Граф медленно опустил на стол бокал с шампанским - его уже тогда отличало редкое хладнокровие - и направился в кабинет главрежа. Пробыл у него не дольше, чем Катенька… Потом была "скорая", были врачи, носилки… Выяснилось, что у главрежа вывихнута рука, выбито восемь зубов, сломано три ребра…
Арестовать Графа не успели. На следующее утро он пошел в военкомат, а вечером роту добровольцев отправили на фронт. Из своего товарного, "пятьсотвеселого" вагона он неотрывно, мучительно, как бы прощаясь навсегда, смотрел на отдаляющиеся фигурки трех самых дорогих ему людей - тетю, бывшего статского советника и Катеньку…
Писал часто, всем троим. Но вдруг поток писем прекратился и пришла страшная похоронка… "Пал смертью храбрых…" Тетя не выдержала этого удара.

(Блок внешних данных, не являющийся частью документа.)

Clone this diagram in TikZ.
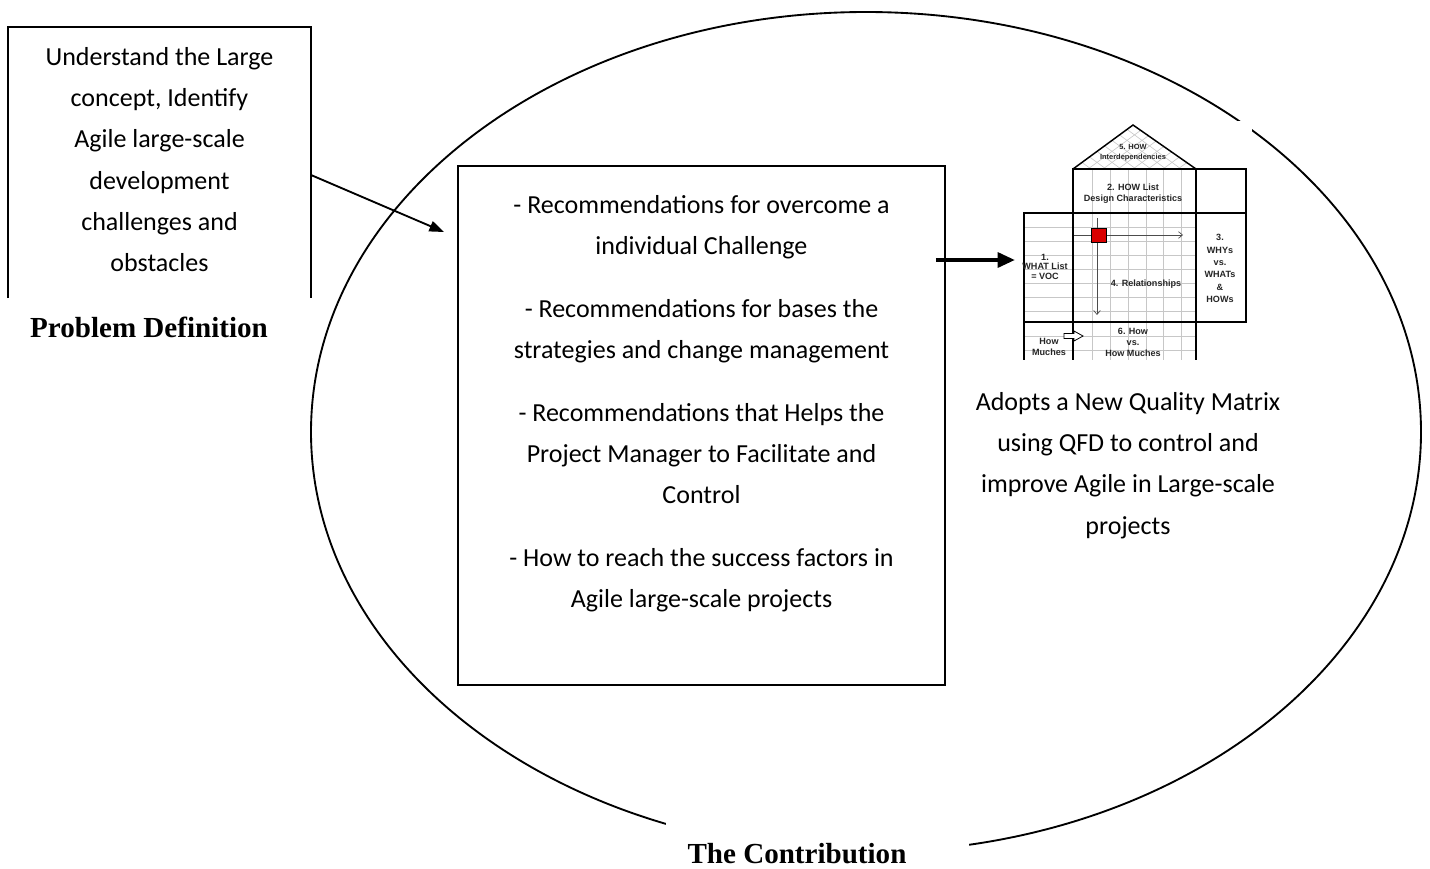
\documentclass[tikz,border=0pt]{standalone}
\usepackage{fontspec}
\setmainfont{Carlito}
\newfontfamily\labelfont{Liberation Serif}
\newfontfamily\qfdfont{Liberation Sans}
\usetikzlibrary{arrows.meta,shapes.geometric,calc}

\begin{document}
\begin{tikzpicture}[x=0.75pt,y=-0.75pt,
  body/.style={font=\fontsize{19.5}{31}\selectfont, align=center, inner sep=0pt},
  caption/.style={font=\labelfont\bfseries\fontsize{21.8}{26}\selectfont, inner sep=0pt},
  frame/.style={line width=1.4pt},
  qfdline/.style={line width=1.1pt},
  qfdgrid/.style={draw=black!22, line width=0.45pt},
  qfdtext/.style={font=\qfdfont\bfseries\fontsize{6.8}{8.3}\selectfont, align=center, inner sep=0pt, text=black!85},
  thinarrow/.style={draw=black!70, line width=0.5pt, -{Straight Barb[length=3pt,width=5pt]}},
  ]
\useasboundingbox (0,0) rectangle (1430,868);

% the contribution ellipse
\node[ellipse, draw, frame, minimum width=832.5pt, minimum height=630pt, inner sep=0pt] (contrib) at (866,432) {};

% white patch that interrupts the ellipse under its caption
\fill[white] (666,819) rectangle (969,868);
\node[caption, anchor=base] (contribution) at (797,863) {The Contribution};

% problem definition: box open at the bottom
% (base anchor of a multi-line node = baseline of its last line)
\node[minimum width=227.25pt, minimum height=203.25pt, inner sep=0pt, outer sep=0pt] (pbox) at (159.5,162.5) {};
\draw[frame] (pbox.south west) -- (pbox.north west) -- (pbox.north east) -- (pbox.south east);
\node[body, anchor=base] (ptext) at (159.5,271.7) {Understand the Large\\concept, Identify\\Agile large-scale\\development\\challenges and\\obstacles};
\node[caption, anchor=base] (problem) at (149,337) {Problem Definition};

% recommendations box
\node[draw, frame, minimum width=365.25pt, minimum height=389.25pt, inner sep=0pt] (mbox) at (701.5,425.5) {};
\node[body, anchor=base] (mtext) at (701.5,607.7) {- Recommendations for overcome a\\individual Challenge\\[16pt]- Recommendations for bases the\\strategies and change management\\[16pt]- Recommendations that Helps the\\Project Manager to Facilitate and\\Control\\[16pt]- How to reach the success factors in\\Agile large-scale projects};

% house of quality panel (white background)
\node[fill=white, minimum width=180pt, minimum height=179.25pt, inner sep=0pt, outer sep=0pt] (qfd) at (1132,240.5) {};

% connectors
\draw[frame, -{Triangle[length=11pt,width=8pt]}] ($(pbox.north east)+(0,148)$) -- ($(mbox.west)+(-13,-193.5)$);
\draw[line width=3pt, -{Triangle[length=13pt,width=11pt]}] ($(mbox.east)+(-10,-165.5)$) -- ($(qfd.west)+(3,19.5)$);

% QFD grid
\foreach \gx in {1092,1110,1128,1146,1163,1181}
  \draw[qfdgrid] (\gx,169) -- (\gx,360);
\foreach \gy in {227,241,255,269,283,297,311,336,350}
  \draw[qfdgrid] (1024,\gy) -- (1196,\gy);
\begin{scope}
  \clip (1073,169) -- (1133,125) -- (1196,169) -- cycle;
  \foreach \k in {-9,...,9} {
    \draw[qfdgrid] (1073+15*\k,169) -- ++(120,-88);
    \draw[qfdgrid] (1196-15*\k,169) -- ++(-120,-88);
  }
\end{scope}

% QFD arrows and highlighted cell
\draw[thinarrow] (1073,235) -- (1183,235);
\draw[thinarrow] (1097,218) -- (1097,315);
\draw[fill=red!85!black, line width=0.7pt] (1091,228) rectangle (1106,242);

% QFD outlines
\draw[qfdline] (1073,169) -- (1133,125) -- (1196,169);
\draw[qfdline] (1073,169) rectangle (1246,213);
\draw[qfdline] (1196,169) -- (1196,213);
\draw[qfdline] (1024,213) rectangle (1246,322);
\draw[qfdline] (1073,213) -- (1073,360);
\draw[qfdline] (1196,213) -- (1196,360);
\draw[qfdline] (1024,322) -- (1024,360);
\draw[line width=0.6pt, fill=white] (1064,333.5) -- (1074,333.5) -- (1074,331) -- (1083,336) -- (1074,341) -- (1074,338.5) -- (1064,338.5) -- cycle;

% QFD labels
\node[qfdtext, font=\qfdfont\bfseries\fontsize{5.6}{7.4}\selectfont] (q5) at (1133,153) {5. HOW\\Interdependencies};
\node[qfdtext] (q2) at (1133,193.5) {2. HOW List\\Design Characteristics};
\node[qfdtext, font=\qfdfont\bfseries\fontsize{6.8}{7.1}\selectfont] (q1) at (1045,266.5) {1.\\WHAT List\\= VOC};
\node[qfdtext] (q4) at (1146,284) {4. Relationships};
\node[qfdtext, font=\qfdfont\bfseries\fontsize{6.8}{9.2}\selectfont] (q3) at (1220,268.5) {3.\\WHYs\\vs.\\WHATs\\\&\\HOWs};
\node[qfdtext] (q6) at (1133,342) {6. How\\vs.\\How Muches};
\node[qfdtext] (qh) at (1049,346.5) {How\\Muches};

% caption of the matrix
\node[body, anchor=base] (qtext) at (1128,534) {Adopts a New Quality Matrix\\using QFD to control and\\improve Agile in Large-scale\\projects};
\end{tikzpicture}
\end{document}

Потом заснул в кресле и не проснулся бывший статский советник. Никто уже не провожал Катеньку, когда ее труппу эвакуировали в Среднюю Азию…
Граф вернулся. Со Звездой Героя Советского Союза. Побывал у могилок всех своих учителей (тут дядюшка Цан благоговейно добавил: "Там и сейчас по его заказу каждую неделю кладут свежие цветы").
Начал искать Катеньку. Но все адресаты давали неутешительные ответы. Долго ходил в поисках работы. Оказалось, что Герои Советского Союза никому не нужны в мирные дни. Полгода был худруком в Доме культуры. Хотел поставить на немецком языке своего любимого "Фауста", но перед генеральной репетицией пришел жесткий отказ. В юротделе культуры потом еще долго возмущались: "Ставить пьесу на языке фашистов! Что это за космополит такой объявился?.." Стал выступать в Доме культуры со своей программой "Венок поэтов": читал Пастернака, Ахматову, Мандельштама… и вскоре очутился в комнате на Лубянке, где уважаемому Герою Советского Союза полдня терпеливо разъясняли, что распространение упаднической поэзии равносильно вражеской пропаганде…
Тогда он перешел работать в "Интурист" переводчиком. Но лакейскую службу Граф не приучен был исполнять. Не прошло и года, как фарцовщики с почтением и страхом стали говорить о "старом Графе", своем отце и благодетеле. Но никто из них не догадывался, что "старый Граф" и есть тот молодой обаятельный переводчик со Звездой Героя Советского Союза, которого они часто видят в толпе иностранцев.
С Олегом Граф познакомился в ресторане "Пекин", где частенько сиживал по вечерам в одиночестве за столиком, который "откупил" у метрдотеля. Он предложил Олегу присесть "на секундочку", и с той "секундочки" они уже не расставались, столик теперь накрывали на двоих.
Как-то испуганный официант прибежал к дядюшке Цану.